Avec Le Voyage dans la Lune, il inaugure un nouveau genre : la féerie. Pour cette période du cinéma, c'est ainsi qu'on dénomme ce que l'on appellera plus tard le fantastique ou la science fiction. Ce sera dès lors son domaine de prédilection, dans lequel il va s'illustrer au moins encore pour dix ans. Les contemporains de Méliès n'avaient pas, à proprement parler, de démarche artistique.

Méliès est le premier à emprunter une voie personnelle et ce faisant à adopter une démarche artistique. Cette féerie baroque donne dans le registre comique. Dans un premier tableau, les scientifiques sont affublés de chapeaux pointus et de robes étoilées qui évoquent les personnages de Nostradamus ou de Merlin l'Enchanteur. La caution scientifique est simplement balayée faisant place à une fantaisie débridée. Sur la rampe de lancement, des jeunes filles chichement vêtues dansent et, en fanfare, allument la mèche du canon qui va propulser la fusée dans l'œil de la Lune.

Quant à l'arrivée sur la Lune, c'est une débauche de découvertes, toutes plus extravagantes les unes que les autres jusqu'à l'entrée en lice des Sélénites, habitants de la Lune que les scientifiques combattent plutôt efficacement grâce à leur parapluie. Le caractère outrancier des décors et des ressorts du scénario sert aussi une forme de satyre de la science conquérante. On songe au Médecin malgré lui avec ses savants incompétents qui se drapent de la dignité de leur profession. Les scientifiques sont des vieux messieurs farfelus, approximatifs, le schéma de l'expérience proposée, dessiné au tableau par le chef de l'expédition, est des plus dépouillés.

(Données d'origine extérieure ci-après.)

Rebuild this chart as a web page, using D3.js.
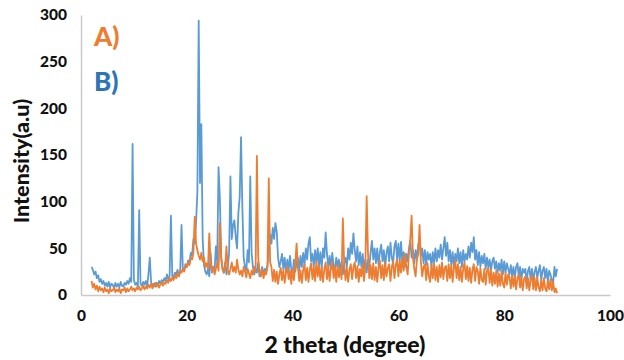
<!DOCTYPE html>
<html>
<head>
<meta charset="utf-8">
<script src="https://cdn.jsdelivr.net/npm/d3@7"></script>
<style>
  body { margin: 0; background: #fff; }
  text { font-family: Lato, "Open Sans", sans-serif; font-weight: 900; }
</style>
</head>
<body>
<svg id="chart"></svg>
<script>
// 2 theta scan, 2.00 -> 90.00 deg, one reading every 0.25 deg
const thetaStart = 2;
const thetaStep = 0.25;

// sample B) (blue)
const seriesB = [
  30, 27, 22, 25,  18, 21, 14, 17,  12, 15, 10, 13,  9, 14, 8, 12,
  11, 7, 13, 9,  12, 8, 14, 10,  9, 13, 11, 15,  12, 18, 14, 162,
  16, 11, 13, 9,  91, 12, 10, 14,  11, 15, 9, 22,  40, 14, 10, 12,
  9, 13, 11, 15,  12, 16, 14, 18,  15, 22, 17, 20,  85, 21, 18, 24,
  22, 27, 20, 25,  75, 28, 26, 33,  30, 37, 34, 45,  42, 60, 55, 78,
  110, 294, 120, 183,  60, 32, 25, 22,  28, 20, 45, 24,  30, 26, 52, 35,
  137, 104, 40, 28,  24, 35, 22, 30,  45, 127, 60, 75,  80, 62, 50, 88,
  105, 169, 95, 40,  30, 26, 48, 35,  127, 45, 30, 22,  28, 24, 35, 20,
  25, 30, 22, 28,  26, 32, 50, 65,  55, 72, 60, 77,  68, 40, 30, 36,
  44, 28, 40, 24,  38, 26, 42, 28,  22, 38, 25, 34,  40, 26, 42, 30,
  45, 32, 50, 38,  55, 62, 36, 44,  30, 48, 34, 50,  32, 46, 28, 50,
  40, 67, 44, 30,  42, 28, 45, 32,  26, 40, 30, 38,  24, 36, 22, 34,
  40, 30, 50, 38,  56, 44, 66, 48,  36, 52, 32, 46,  30, 44, 28, 38,
  24, 38, 30, 46,  58, 38, 50, 34,  50, 32, 46, 54,  36, 48, 30, 45,
  52, 36, 56, 40,  34, 52, 58, 38,  55, 36, 57, 34,  46, 30, 44, 36,
  50, 58, 40, 48,  34, 48, 38, 54,  60, 42, 50, 34,  48, 32, 46, 38,
  44, 30, 46, 34,  50, 36, 48, 40,  54, 38, 50, 62,  42, 56, 36, 48,
  32, 46, 30, 44,  36, 50, 34, 46,  30, 48, 36, 44,  38, 52, 40, 56,
  46, 62, 38, 48,  32, 46, 30, 42,  34, 44, 28, 40,  30, 38, 26, 36,
  40, 28, 36, 24,  34, 26, 38, 22,  36, 24, 34, 28,  22, 32, 20, 30,
  18, 30, 34, 20,  30, 16, 28, 24,  28, 14, 26, 30,  16, 28, 14, 25,
  30, 18, 26, 32,  16, 26, 30, 18,  28, 14, 26, 22,  16, 12, 30, 20,
  28
];

// sample A) (orange)
const seriesA = [
  15, 8, 12, 6,  10, 4, 9, 5,  7, 3, 8, 4,  6, 2, 7, 4,
  5, 8, 3, 6,  4, 7, 2, 6,  5, 8, 3, 7,  4, 6, 9, 5,
  7, 4, 8, 6,  9, 5, 7, 10,  6, 9, 7, 11,  8, 12, 7, 10,
  13, 9, 12, 8,  11, 14, 10, 13,  12, 16, 13, 18,  15, 19, 16, 21,
  18, 23, 20, 26,  24, 28, 25, 32,  30, 35, 32, 40,  38, 45, 84, 55,
  48, 42, 38, 45,  36, 40, 30, 34,  28, 66, 35, 25,  30, 22, 28, 35,
  26, 77, 40, 28,  24, 30, 52, 26,  22, 28, 35, 25,  30, 24, 38, 27,
  22, 26, 20, 30,  25, 19, 28, 23,  18, 26, 22, 30,  25, 149, 40, 24,
  20, 28, 18, 25,  22, 30, 125, 35,  30, 15, 27, 14,  25, 12, 22, 29,
  16, 27, 13, 24,  30, 17, 26, 12,  28, 16, 32, 55,  30, 15, 26, 13,
  27, 33, 16, 29,  14, 27, 34, 17,  30, 15, 36, 20,  32, 16, 29, 14,
  28, 35, 17, 31,  15, 29, 36, 18,  30, 14, 32, 19,  29, 17, 82, 33,
  16, 29, 14, 27,  33, 17, 30, 35,  18, 31, 14, 28,  20, 33, 15, 30,
  106, 45, 18, 32,  17, 34, 16, 30,  14, 29, 37, 18,  32, 16, 35, 20,
  29, 33, 15, 30,  36, 18, 32, 38,  20, 36, 24, 40,  26, 44, 30, 22,
  45, 60, 85, 40,  28, 20, 38, 44,  75, 36, 20, 30,  33, 16, 34, 20,
  14, 32, 18, 34,  16, 30, 14, 32,  19, 35, 17, 29,  31, 15, 33, 18,
  32, 14, 29, 37,  18, 33, 16, 30,  14, 28, 35, 17,  31, 15, 29, 13,
  27, 33, 15, 30,  26, 12, 29, 16,  14, 28, 11, 26,  29, 13, 27, 10,
  24, 12, 26, 9,  23, 10, 25, 12,  8, 24, 11, 22,  19, 7, 21, 9,
  20, 6, 18, 22,  8, 19, 5, 17,  20, 7, 18, 5,  17, 21, 6, 18,
  5, 19, 8, 4,  16, 5, 18, 7,  4, 15, 6, 17,  5, 14, 3, 7,
  2
];

const xTicks = [0, 20, 40, 60, 80, 100];
const yTicks = [0, 50, 100, 150, 200, 250, 300];
const labels = ['A)', 'B)'];

const width = 624;
const height = 360;
const margin = { top: 15, right: 14, bottom: 65, left: 81 };

const svg = d3.select('#chart')
  .attr('width', width)
  .attr('height', height);

const x = d3.scaleLinear().domain([0, 100]).range([margin.left, width - margin.right]);
const y = d3.scaleLinear().domain([0, 300]).range([height - margin.bottom, margin.top]);

// axes: light grey lines, no tick marks
const xAxis = svg.append('g')
  .attr('transform', 'translate(0,' + (height - margin.bottom) + ')')
  .call(d3.axisBottom(x).tickValues(xTicks).tickSize(0).tickPadding(15));
const yAxis = svg.append('g')
  .attr('transform', 'translate(' + margin.left + ',0)')
  .call(d3.axisLeft(y).tickValues(yTicks).tickSize(0).tickPadding(14));

[xAxis, yAxis].forEach((g) => {
  g.select('.domain').attr('stroke', '#c9c9c9').attr('stroke-width', 1.5);
  g.selectAll('text')
    .attr('fill', '#111')
    .style('font-size', '15.5px');
});

const line = d3.line()
  .x((d, i) => x(thetaStart + i * thetaStep))
  .y((d) => y(d));

svg.append('path')
  .datum(seriesB)
  .attr('d', line)
  .attr('fill', 'none')
  .attr('stroke', '#5B9BD5')
  .attr('stroke-width', 1.8)
  .attr('stroke-linejoin', 'round');

svg.append('path')
  .datum(seriesA)
  .attr('d', line)
  .attr('fill', 'none')
  .attr('stroke', '#ED7D31')
  .attr('stroke-width', 1.8)
  .attr('stroke-linejoin', 'round');

// series labels
svg.append('text')
  .attr('x', 94).attr('y', 46)
  .attr('fill', '#ED7D31')
  .style('font-size', '26px')
  .text(labels[0]);
svg.append('text')
  .attr('x', 94).attr('y', 91)
  .attr('fill', '#2E75B6')
  .style('font-size', '26px')
  .text(labels[1]);

// axis titles
svg.append('text')
  .attr('x', 345).attr('y', 353)
  .attr('text-anchor', 'middle')
  .attr('fill', '#111')
  .style('font-size', '23px')
  .text('2 theta (degree)');
svg.append('text')
  .attr('transform', 'translate(29,161) rotate(-90)')
  .attr('text-anchor', 'middle')
  .attr('fill', '#111')
  .style('font-size', '21.5px')
  .text('Intensity(a.u)');
</script>
</body>
</html>
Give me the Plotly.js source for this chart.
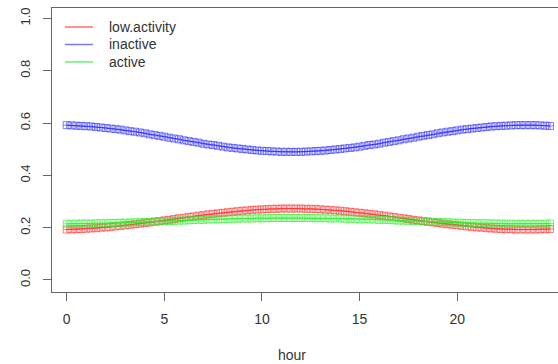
<!DOCTYPE html>
<html>
<head>
<meta charset="utf-8">
<script src="https://cdn.plot.ly/plotly-3.0.1.min.js"></script>
<style>html,body{margin:0;padding:0;background:#fff;overflow:hidden}#chart{width:558px;height:364px}</style>
</head>
<body>
<div id="chart"></div>
<script>
const hours = [0,0.25,0.5,0.75,1,1.25,1.5,1.75,2,2.25,2.5,2.75,3,3.25,3.5,3.75,4,4.25,4.5,4.75,5,5.25,5.5,5.75,6,6.25,6.5,6.75,7,7.25,7.5,7.75,8,8.25,8.5,8.75,9,9.25,9.5,9.75,10,10.25,10.5,10.75,11,11.25,11.5,11.75,12,12.25,12.5,12.75,13,13.25,13.5,13.75,14,14.25,14.5,14.75,15,15.25,15.5,15.75,16,16.25,16.5,16.75,17,17.25,17.5,17.75,18,18.25,18.5,18.75,19,19.25,19.5,19.75,20,20.25,20.5,20.75,21,21.25,21.5,21.75,22,22.25,22.5,22.75,23,23.25,23.5,23.75,24,24.25,24.5,24.75];
const lowActivity = [0.193,0.194,0.194,0.195,0.196,0.197,0.198,0.200,0.201,0.203,0.205,0.207,0.209,0.211,0.213,0.215,0.218,0.220,0.223,0.225,0.228,0.230,0.233,0.236,0.238,0.241,0.243,0.246,0.248,0.251,0.253,0.255,0.257,0.259,0.261,0.263,0.265,0.266,0.268,0.269,0.270,0.271,0.272,0.272,0.273,0.273,0.273,0.273,0.273,0.272,0.272,0.271,0.270,0.269,0.268,0.266,0.265,0.263,0.261,0.259,0.257,0.255,0.253,0.251,0.248,0.246,0.243,0.241,0.238,0.236,0.233,0.230,0.228,0.225,0.223,0.220,0.218,0.215,0.213,0.211,0.209,0.207,0.205,0.203,0.201,0.200,0.198,0.197,0.196,0.195,0.194,0.194,0.193,0.193,0.193,0.193,0.193,0.194,0.194,0.195];
const inactive = [0.592,0.591,0.590,0.589,0.588,0.587,0.585,0.583,0.581,0.579,0.577,0.575,0.572,0.569,0.567,0.564,0.561,0.557,0.554,0.551,0.548,0.544,0.541,0.538,0.534,0.531,0.528,0.525,0.521,0.518,0.516,0.513,0.510,0.507,0.505,0.503,0.501,0.499,0.497,0.495,0.494,0.493,0.492,0.491,0.490,0.490,0.490,0.490,0.490,0.491,0.492,0.493,0.494,0.495,0.497,0.499,0.501,0.503,0.505,0.507,0.510,0.513,0.516,0.518,0.521,0.525,0.528,0.531,0.534,0.538,0.541,0.544,0.548,0.551,0.554,0.557,0.561,0.564,0.567,0.569,0.572,0.575,0.577,0.579,0.581,0.583,0.585,0.587,0.588,0.589,0.590,0.591,0.592,0.592,0.592,0.592,0.592,0.591,0.590,0.589];
const active = [0.215,0.215,0.215,0.216,0.216,0.216,0.217,0.217,0.217,0.218,0.218,0.219,0.219,0.220,0.221,0.221,0.222,0.222,0.223,0.224,0.225,0.225,0.226,0.227,0.227,0.228,0.229,0.230,0.230,0.231,0.232,0.232,0.233,0.233,0.234,0.234,0.235,0.235,0.235,0.236,0.236,0.236,0.237,0.237,0.237,0.237,0.237,0.237,0.237,0.237,0.237,0.236,0.236,0.236,0.235,0.235,0.235,0.234,0.234,0.233,0.233,0.232,0.232,0.231,0.230,0.230,0.229,0.228,0.227,0.227,0.226,0.225,0.225,0.224,0.223,0.222,0.222,0.221,0.221,0.220,0.219,0.219,0.218,0.218,0.217,0.217,0.217,0.216,0.216,0.216,0.215,0.215,0.215,0.215,0.215,0.215,0.215,0.215,0.215,0.216];
const seriesNames = ["low.activity","inactive","active"];
const seriesColors = ["rgb(255,40,40)","rgb(40,40,255)","rgb(40,240,40)"];
const legendColors = ["rgb(255,110,110)","rgb(120,120,255)","rgb(110,240,110)"];
const xTicks = [0,5,10,15,20];
const yTicks = [0,0.2,0.4,0.6,0.8,1.0];
const yTickText = ["0.0","0.2","0.4","0.6","0.8","1.0"];

const seriesValues = [lowActivity, inactive, active];
const traces = seriesValues.map((vals, i) => ({
  x: hours, y: vals, type: "scatter", mode: "lines+markers",
  name: seriesNames[i], showlegend: false,
  line: {color: seriesColors[i], width: 0.7},
  marker: {symbol: "square-cross-open", size: 7, color: seriesColors[i], line: {width: 0.6, color: seriesColors[i]}}
}));

// legend drawn as lines + text inside the plot's top-left corner
const legendRowsY = [0.933, 0.8715, 0.810];
const shapes = [];
const annotations = [];
seriesNames.forEach((nm, i) => {
  shapes.push({type: "line", xref: "paper", yref: "paper", x0: 0.0257, x1: 0.081, y0: legendRowsY[i], y1: legendRowsY[i],
               line: {color: legendColors[i], width: 1.5}});
  annotations.push({text: nm, xref: "paper", yref: "paper", x: 0.1087, y: legendRowsY[i], xanchor: "left", yanchor: "middle",
                    showarrow: false, font: {size: 14, color: "#333"}});
});
annotations.push({text: "hour", xref: "paper", yref: "paper", x: 0.474, y: -0.222, xanchor: "center", yanchor: "middle",
                  showarrow: false, font: {size: 14, color: "#333"}});

const layout = {
  width: 558, height: 364,
  margin: {l: 52, r: 0, t: 8, b: 72, pad: 0},
  paper_bgcolor: "#fff", plot_bgcolor: "#fff",
  font: {family: "Liberation Sans, Arial, sans-serif", color: "#333", size: 13},
  showlegend: false,
  xaxis: {range: [-0.753, 25.16], tickmode: "array", tickvals: xTicks, ticks: "outside", ticklen: 8, tickwidth: 1,
          tickcolor: "#666", showline: true, mirror: true, linecolor: "#666", linewidth: 1, showgrid: false, zeroline: false,
          tickfont: {size: 14, color: "#333"}, ticklabelstandoff: 6},
  yaxis: {range: [-0.046, 1.040], tickmode: "array", tickvals: yTicks, ticktext: yTickText, ticks: "outside", ticklen: 8, tickwidth: 1,
          tickcolor: "#666", showline: true, mirror: false, linecolor: "#666", linewidth: 1, showgrid: false, zeroline: false,
          tickangle: -90, tickfont: {size: 13, color: "#333"}, ticklabelstandoff: 8},
  shapes: shapes,
  annotations: annotations
};
Plotly.newPlot("chart", traces, layout, {staticPlot: true, displayModeBar: false});
</script>
</body>
</html>
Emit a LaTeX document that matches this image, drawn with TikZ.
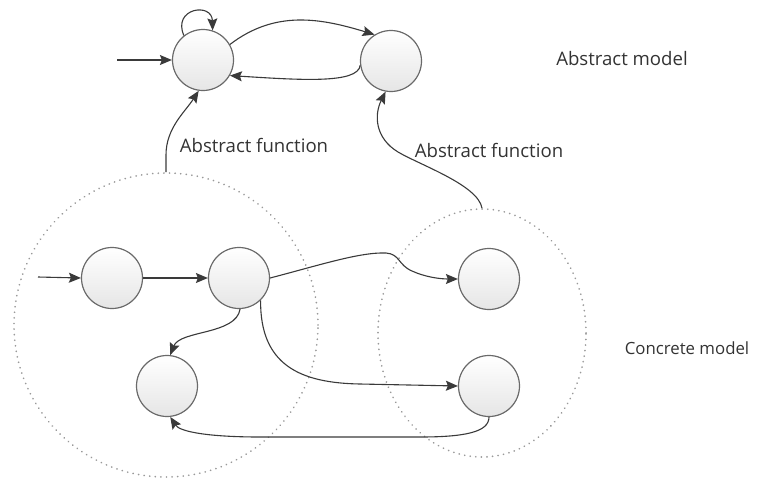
\documentclass[tikz,border=0pt]{standalone}
\usepackage{fontspec}
\setmainfont{Open Sans}
\usetikzlibrary{arrows.meta,shapes.geometric}
\definecolor{edge}{HTML}{3A3A3A}
\definecolor{ring}{HTML}{6A6A6A}
\definecolor{txt}{HTML}{333333}
\tikzset{
  state/.style={circle, minimum size=61pt, inner sep=0pt, draw=ring, line width=1.2pt,
    top color=white, bottom color=black!10},
  conn/.style={draw=edge, line width=1.1pt, -{Stealth[length=12pt,width=10pt,inset=2pt]}},
  group/.style={draw=black!40, line width=1.8pt, dash pattern=on 0.1pt off 5.5pt, line cap=round},
  lbl/.style={font=\fontsize{18.6}{22}\selectfont, text=txt, inner sep=0pt},
  lblsmall/.style={font=\fontsize{16.8}{20}\selectfont, text=txt, inner sep=0pt}
}
\begin{document}
\begin{tikzpicture}[x=1pt,y=-1pt]
\useasboundingbox (0,0) rectangle (766,485);
% dotted groups
\node[group, circle, minimum size=304pt, inner sep=0pt] (LC) at (166,325) {};
\node[group, ellipse, minimum width=208pt, minimum height=248pt, inner sep=0pt] (RC) at (482,333) {};
% abstract states
\node[state] (A1) at (203,60) {};
\node[state] (A2) at (391,61) {};
% concrete states
\node[state] (C1) at (112,278) {};
\node[state] (C2) at (239,278) {};
\node[state] (C3) at (167,386) {};
\node[state] (C4) at (489,279) {};
\node[state] (C5) at (489,386) {};
% labels
\node[lbl] (Lam) at (622,59) {Abstract model};
\node[lblsmall] (Lcm) at (687,348) {Concrete model};
\node[lbl] (Laf1) at (254,145) {Abstract function};
\node[lbl] (Laf2) at (489,150) {Abstract function};
% free ends
\coordinate (inA) at (117,60);
\coordinate (inC) at (38,277);
% abstract edges
\draw[conn] (inA) -- (A1.west);
\draw[conn] (A1.128) .. controls (172,8) and (212,2) .. (A1.72);
\draw[conn] (A1.30) .. controls (275,10) and (320,18) .. (A2.122);
\draw[conn] (A2.188) .. controls (358,84) and (300,80) .. (A1.-30);
% abstraction functions
\draw[conn] (LC.north) -- (166,155) .. controls (166,128) and (185,112) .. (A1.-98);
\draw[conn] (RC.north) .. controls (478,185) and (420,165) .. (398,152) .. controls (375,138) and (374,115) .. (A2.-100);
% concrete edges
\draw[conn] (inC) -- (C1.west);
\draw[conn] (C1) -- (C2);
\draw[conn] (C2.east) .. controls (320,265) and (360,252) .. (386,253) .. controls (400,254) and (398,265) .. (412,271) .. controls (425,277) and (440,279) .. (C4.west);
\draw[conn] (C2.-88) .. controls (236,335) and (180,330) .. (C3.84);
\draw[conn] (C2.-46) .. controls (260,365) and (300,383) .. (360,384) -- (C5.west);
\draw[conn] (C5.-90) .. controls (489,432) and (465,437) .. (420,437) -- (260,437) .. controls (210,437) and (180,432) .. (C3.-84);
\end{tikzpicture}
\end{document}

La dernière scène met singulièrement à mal l'arrogance scientifique représentée par une statue qui, pour illustrer l'aventure des pionniers, est constituée d'un personnage grotesque écrasant littéralement l'astre lunaire sous son pied. Georges Méliès fait aussi preuve d'une très bonne maîtrise du scénario et de la technique de l'époque. Le choix des tableaux et leur composition renseignent suffisamment le spectateur, à telle enseigne qu'aucun intertitre n'a été nécessaire. Le récit demeure à tout moment compréhensible.

Les trucages sont pour la première fois employés à dessein artistique. Certains sont issus de l'expérience théâtrale (perspectives forcées, trappe ...) ; d'autres sont purement cinématographiques : la surimpression durant le rêve des astronautes, la disparition subite des Sélénites pendant les scènes de combat (le truc avait été découvert accidentellement par Méliès et utilisé dans un précédent film, L'Escamotage d'un dame au théâtre Robert Houdin).

L'art muet franchit un cap et ouvre de nouvelles perspectives à la production cinématographique de ce début de siècle. Le Voyage dans la Lune a été projeté dans le monde entier avec un égal succès. Il fut même abondamment plagié. Néanmoins, c'est encore le réalisateur lui-même qui s'y illustra le mieux jusqu'à ce que le genre féerique qu'il a créé tombe en désuétude. En effet, l'œuvre est étroitement liée à la personnalité de l'auteur illusionniste d'expérience. Les contemporains de Méliès ne possédaient pas la formation ni la compétence qui leur auraient permis d'enrichir voire d'égaler ses films sur ce terrain.